The New Jersey Department of Education will decide whether the Red Bank Charter School can operate for five more years. (redbankgreen photo by John T. Ward. Click to enlarge.)


hot topic red bank njAfter nearly three hours of passionate and divided public input, the Red Bank council unanimously supported a resolution calling for a non-renewal of the Red Bank Charter School Tuesday night.

A screenshot of council’s Zoom session Tuesday night. (Click to enlarge.)

With echoes of positions that divided the town five years ago, some 44 parents, recent students, board members and administrators from both the charter and district schools weighed in during the virtual meeting.

At issue was a resolution supporting the borough school district board of ed, which in August approved its own resolution in its opposition to the charter renewal while calling for a unification of the two systems.

It is “clearly time to review the viability and purpose of supporting two public schools” in a two-square-mile town with fewer than 1,500 K-8 students, the council resolution read.

At meeting’s end, all six council members – Michael Ballard, Kathy Horgan, Kate Triggiano, Hazim Yassin, Erik Yngstrom and Ed Zipprich – voted to send the resolution to the New Jersey Department of Education, which will decide on the 200-student charter school’s request. A decision is expected early in 2022.

Mayor Pasquale Menna said he had received a volume of letters and emails unprecedented in his 31 years as a a council member and mayor.

Leading up to the vote, some two dozen speakers opposed the resolution, arguing in favor of school choice, demographic diversity within its walls and a small-school environment.

About 20 proponents invoked “segregation,” $2 million in duplicative costs, two decades of improvement in district outcomes, and disparities in services that put the district’s 1,400 students at a disadvantage.

Here are some comments:

Matthew Taetsch, Hudson Avenue: “It’s a resolution in support of just displacing 200 children for no good reason,” based on “one individual’s opinion” and “zero statistical fact.”

Fred Stone, McLaren Street, district BOE president: “American law has a tendency to bake in disadvantages… 23 years experience tells us we can’t change the demographic imbalance” between the two systems.

Jessica Naulty, pastor at the United Methodist Church: The charter school is “redundant.”

Stephen Ansel, Branch Avenue: “The burning question for me is why the board of ed wants to close down a good school… shouldn’t even consider disrupting lives of 200 kids… I’m not sure why we can’t manage to co-exist.”

Lisa McLaughlin, Spring Street: “Educational apartheid.”

Kate Okeson, Chapin Avenue: “Do we want to perpetuate separate but equal? …inequitable and indefensible system.”

Ann Kelterborn, Herbert Street: The district now has “pedagogical superstars.”

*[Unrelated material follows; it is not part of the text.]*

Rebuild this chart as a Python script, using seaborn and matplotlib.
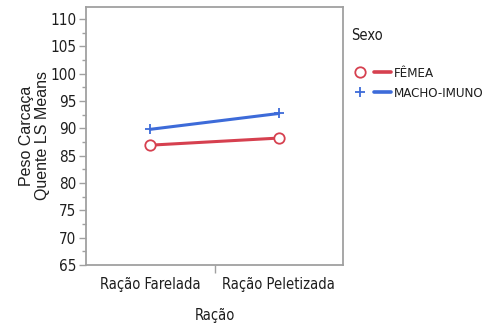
import pandas as pd
import numpy as np
import matplotlib
matplotlib.use('Agg')
import matplotlib.pyplot as plt
from matplotlib.lines import Line2D
from matplotlib.legend_handler import HandlerTuple
from matplotlib.ticker import MultipleLocator
import seaborn as sns

# data
racao = ['Ração Farelada', 'Ração Peletizada']
femea = [86.9, 88.2]
macho = [89.8, 92.7]
sexo = ['FÊMEA', 'MACHO-IMUNO']
cores = ['#d6404f', '#3d6bd9']

df = pd.DataFrame({
    'Ração': racao * 2,
    'LS': femea + macho,
    'Sexo': [sexo[0]] * 2 + [sexo[1]] * 2,
})

sns.set_theme(style='white')
plt.rcParams['font.family'] = ['DejaVu Sans']
plt.rcParams['font.stretch'] = 'condensed'
grey = '#a0a0a0'
ink = '#1e1e1e'

fig = plt.figure(figsize=(4.86, 3.29), dpi=100)
ax = fig.add_axes([0.177, 0.195, 0.529, 0.784])

sns.pointplot(data=df, x='Ração', y='LS', hue='Sexo', palette=cores,
              markers=['o', '+'], linestyles='-', errorbar=None,
              ax=ax, legend=False)
for ln in ax.lines:
    ln.set_linewidth(2.2)
    ln.set_markersize(7.5)
    ln.set_markeredgewidth(1.3)
    ln.set_markerfacecolor('white')

ax.set_xlim(-0.5, 1.5)
ax.set_ylim(65, 112.2)
ax.yaxis.set_major_locator(MultipleLocator(5))
ax.yaxis.set_minor_locator(MultipleLocator(2.5))
ax.set_yticks(np.arange(65, 111, 5))
ax.set_xticks([0, 1])
ax.set_xticklabels(racao)
ax.set_xticks([0.5], minor=True)

for s in ax.spines.values():
    s.set_color(grey)
    s.set_linewidth(1.3)
ax.tick_params(axis='y', which='major', left=True, length=5, width=1, color=grey,
               labelsize=11, labelcolor=ink, pad=2)
ax.tick_params(axis='y', which='minor', left=True, length=3, width=1, color=grey)
ax.tick_params(axis='x', which='major', bottom=False, labelsize=10.5,
               labelcolor=ink, pad=3)
ax.tick_params(axis='x', which='minor', bottom=True, length=6, width=1, color=grey)

ax.set_xlabel('Ração', fontsize=10.5, color=ink, labelpad=11)
ax.set_ylabel('Peso Carcaça\nQuente LS Means', fontsize=11.5, color=ink,
              family=['Liberation Sans', 'DejaVu Sans'], stretch='normal',
              linespacing=1.05)
ax.yaxis.set_label_coords(-0.14, 0.5)

# legend: marker then separate line segment
handles = []
for c, m in zip(cores, ['o', '+']):
    mk = Line2D([], [], color=c, marker=m, linestyle='none', markersize=7.5,
                markeredgewidth=1.3, markerfacecolor='white')
    lnh = Line2D([], [], color=c, linewidth=2.6)
    handles.append((mk, lnh))
leg = fig.legend(handles, sexo, title='Sexo', loc='upper left',
                 bbox_to_anchor=(0.712, 0.93), frameon=False,
                 handler_map={tuple: HandlerTuple(ndivide=None, pad=0.4)},
                 handlelength=3.0, handletextpad=0.2, fontsize=9.5,
                 title_fontsize=10.5, labelspacing=0.5, borderaxespad=0)
leg._legend_box.align = 'left'
leg._legend_box.sep = 17
leg.get_title().set_color(ink)
for t in leg.get_texts():
    t.set_color(ink)

fig.savefig('out.png', dpi=100)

Gilda Rogers, River Street: “It’s always been a separation of the races… it’s been a ‘haven.’ To me. That was the elephant in the room, then and now.”

Marybeth Maida, Branch Avenue: “Really unfair to burden taxpayers.”

Janet Jones, former BOE president, pastor at Shrewsbury AME Zion Church: “I’ve seen the Red Bank school system move from the bottom to the top… We had to struggle with cuts to funding. There was no cut in funding to the charter school.”

Laura Young, Highland Avenue: “I support school choice. If you take away our school, you take away our choice.”

Johanna Lopez, Shrewsbury Avenue, charter school graduate, junior at Red Bank Regional: “The charter school taught me to value me my identity.”

Jessica Ramirez, Leighton Avenue: “Yeah, you have a choice. If you don’t like our district schools, go pay for a private school.”

William Gerrity, Branch Avenue: His son switched son over to charter school in 7th grade, and “it’s not that hard to get in.”